# Smoked Broccoli



## jirodriguez

OK.... people seemed to like the marinated corn on the cob. Here is my second favorite veggie to smoke - Broccoli.

Cut just the dried up end off of the broccoli and de-leaf it.
Cut the entire head of brocolli into quarters (ish) LENGTHWISE, make sure each chunk has some stem to hold it together. 
Put all the chunks into a large bowl with plenty of "tossing" room.
Sprinkle liberaly with EVOO, mince 8 or so cloves of fresh galic.
I then sprinkle the garlic onto the brocolli with kosher salt and CPB to taste. (works best to sprinkel a little salt and pepper, toss well, then sprinkel a little more).
Place in smoker for 15-30 minutes depending on temp. and how much smoke flavor you want.

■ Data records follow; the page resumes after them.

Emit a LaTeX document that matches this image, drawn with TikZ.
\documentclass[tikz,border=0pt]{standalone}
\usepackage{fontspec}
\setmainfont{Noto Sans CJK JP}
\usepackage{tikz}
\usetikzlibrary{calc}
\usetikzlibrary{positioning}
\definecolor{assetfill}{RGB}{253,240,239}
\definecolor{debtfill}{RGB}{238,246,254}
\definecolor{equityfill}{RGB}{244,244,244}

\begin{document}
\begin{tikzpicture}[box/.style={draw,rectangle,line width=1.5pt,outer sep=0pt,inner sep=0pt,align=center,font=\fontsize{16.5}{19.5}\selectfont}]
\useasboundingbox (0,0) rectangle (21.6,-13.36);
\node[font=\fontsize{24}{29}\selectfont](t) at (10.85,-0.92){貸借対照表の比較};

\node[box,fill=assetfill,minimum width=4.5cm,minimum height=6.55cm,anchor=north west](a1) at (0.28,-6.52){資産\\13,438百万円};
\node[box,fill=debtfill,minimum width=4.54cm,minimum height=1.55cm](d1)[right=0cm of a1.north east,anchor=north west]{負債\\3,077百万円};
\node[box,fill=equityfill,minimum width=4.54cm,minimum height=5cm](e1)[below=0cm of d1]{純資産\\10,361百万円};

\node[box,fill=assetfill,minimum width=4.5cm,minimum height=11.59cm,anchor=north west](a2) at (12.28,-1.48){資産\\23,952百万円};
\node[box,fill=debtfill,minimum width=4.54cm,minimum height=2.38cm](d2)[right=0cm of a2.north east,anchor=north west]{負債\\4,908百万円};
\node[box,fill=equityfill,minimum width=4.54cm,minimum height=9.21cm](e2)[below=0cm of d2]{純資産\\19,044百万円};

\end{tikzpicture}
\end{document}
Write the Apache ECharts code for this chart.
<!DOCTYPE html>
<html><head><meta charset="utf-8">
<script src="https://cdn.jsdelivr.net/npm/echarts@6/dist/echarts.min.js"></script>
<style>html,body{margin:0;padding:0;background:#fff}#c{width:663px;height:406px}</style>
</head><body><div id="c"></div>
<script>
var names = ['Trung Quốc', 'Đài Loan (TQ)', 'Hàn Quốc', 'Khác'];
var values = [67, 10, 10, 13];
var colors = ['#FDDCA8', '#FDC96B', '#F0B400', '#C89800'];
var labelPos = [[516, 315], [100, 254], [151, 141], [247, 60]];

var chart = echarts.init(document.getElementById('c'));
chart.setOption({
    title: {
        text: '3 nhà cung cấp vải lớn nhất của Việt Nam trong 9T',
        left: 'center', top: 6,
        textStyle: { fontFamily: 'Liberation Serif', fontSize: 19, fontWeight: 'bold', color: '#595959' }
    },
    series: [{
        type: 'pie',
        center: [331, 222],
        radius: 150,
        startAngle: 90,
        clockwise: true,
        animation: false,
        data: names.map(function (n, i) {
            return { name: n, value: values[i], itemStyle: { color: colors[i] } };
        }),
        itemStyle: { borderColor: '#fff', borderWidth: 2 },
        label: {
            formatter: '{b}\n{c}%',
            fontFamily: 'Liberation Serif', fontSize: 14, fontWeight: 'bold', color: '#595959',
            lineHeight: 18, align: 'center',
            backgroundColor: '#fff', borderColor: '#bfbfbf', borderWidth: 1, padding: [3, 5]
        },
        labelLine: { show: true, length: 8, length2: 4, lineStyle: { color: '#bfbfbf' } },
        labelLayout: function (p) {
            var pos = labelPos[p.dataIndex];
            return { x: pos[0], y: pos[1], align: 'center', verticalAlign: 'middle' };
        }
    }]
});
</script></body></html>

I go for a kind of aldente effect. Soft and flexible with a hint of crunch in the middle. You can also do this on a grill, but you have to realy keep an eye on them or the brocolli tops will burn.


----------



## fire it up

Thanks for sharing the tip.  Will have to give this a try.
Mmmm....Use this and make a smoked broccoli cheese soup...


----------



## cowgirl

Sounds good!! Thanks for sharing your recipe, I'll give it a try!


----------



## heliboydoesbbq

been doing it on grills for years .. truly easy and delishious!

SMOKING BROCCOLI,
SMOKING BROCCOLI,
SMOKING BROCCOLI,

SMOKING BROCCOLI
SMOKING BROCCOLI
SMOKING BROCCOLI
SMOKING BROCCOLI

SNL in the early 90's

love it!

CHEERS!


----------



## ronp

Soup sounds great.


----------



## irishteabear

My kids and I love broccoli.  Smoking it might even convince hubby to eat it without compaining.


----------



## rivet

Oh yeah! Ever try Broccolli Beef soup? Wow, it's good.....


----------



## mballi3011

That sound great smoked broccolli. hhmmm yummo


----------



## milt2tle

Newbie member, newbie question ...

What is "CPB"??

Did/tried to do a search before asking ... No joy ... Sorry if it's obvious to the rest of the world ... 

Milt


----------



## rdknb

I am thinking he mean CBP (cracked black pepper)


----------



## milt2tle

Thanks, RdKnB ... makes perfect sense ... that IS a mighty fine dish, I might add ... a MIGHTY fine dish ...













broccoli.jpeg



__ milt2tle
__ Jul 6, 2013






Milt


----------



## knb2011

looks great.....gonna give this a shot!


----------



## knb2011

Thank You... this place hold all the answers


----------



## grampamac

Thanks for the great post.  I enjoy smoking veggies.  Spaghetti squash is awesome smoked.

I tried this for an Xmas veggie.  ( I had a backup in case of fail. )

Overall I liked the taste and will try again but thought I would share lessons learned for other newbies (I have only been smoking about 1 year.)

I set my Treagar to 270 degrees using Hickory pellets (The good 100% pellets.... Not the Treagar crap.)

My Brocholli was not done in 30 min so I increased the temperature 2 clicks (Probably around 350) to finish in time for the rest of the food.  (I had 2 ovens and another grill cooking the really good stuff so timing was important.)

It finished in about 10 min (40 min total) and had a great texture.  I enjoyed both the marinade and the smoke taste but the smoke taste was stronger than I was shooting for.

My lessons learned are:

 1) Cook at around 325 degrees F. instead of 270. It probably smoked too long.

 2) Consider using a less harsh wood.  (Cherry?)

I am "all-ears" looking for feedback or advice for the next time I give this a try.


----------



## sigmo

I love the broccoli idea.

I also like the spaghetti squash idea!

My smoker is going to wear out with all of you people's great ideas!

Tabbed in.


----------



## 801driver

Just pulled the Smoked Broccoli off for Wifey.  She likes her vegetables crunchy, so I only smoked 30 minutes. Have to say, broccoli is definitely not my favorite vegetable. 

She coated it with the above recipe, oil. pepper, garlic, and salt.  I smoked it with a little pecan at 225 for 30 min in my Smoke-it electric smoker.

Have to say, I can easily stand this, actually pretty darn good.  Will be doing this again.

Thanks for sharing.


----------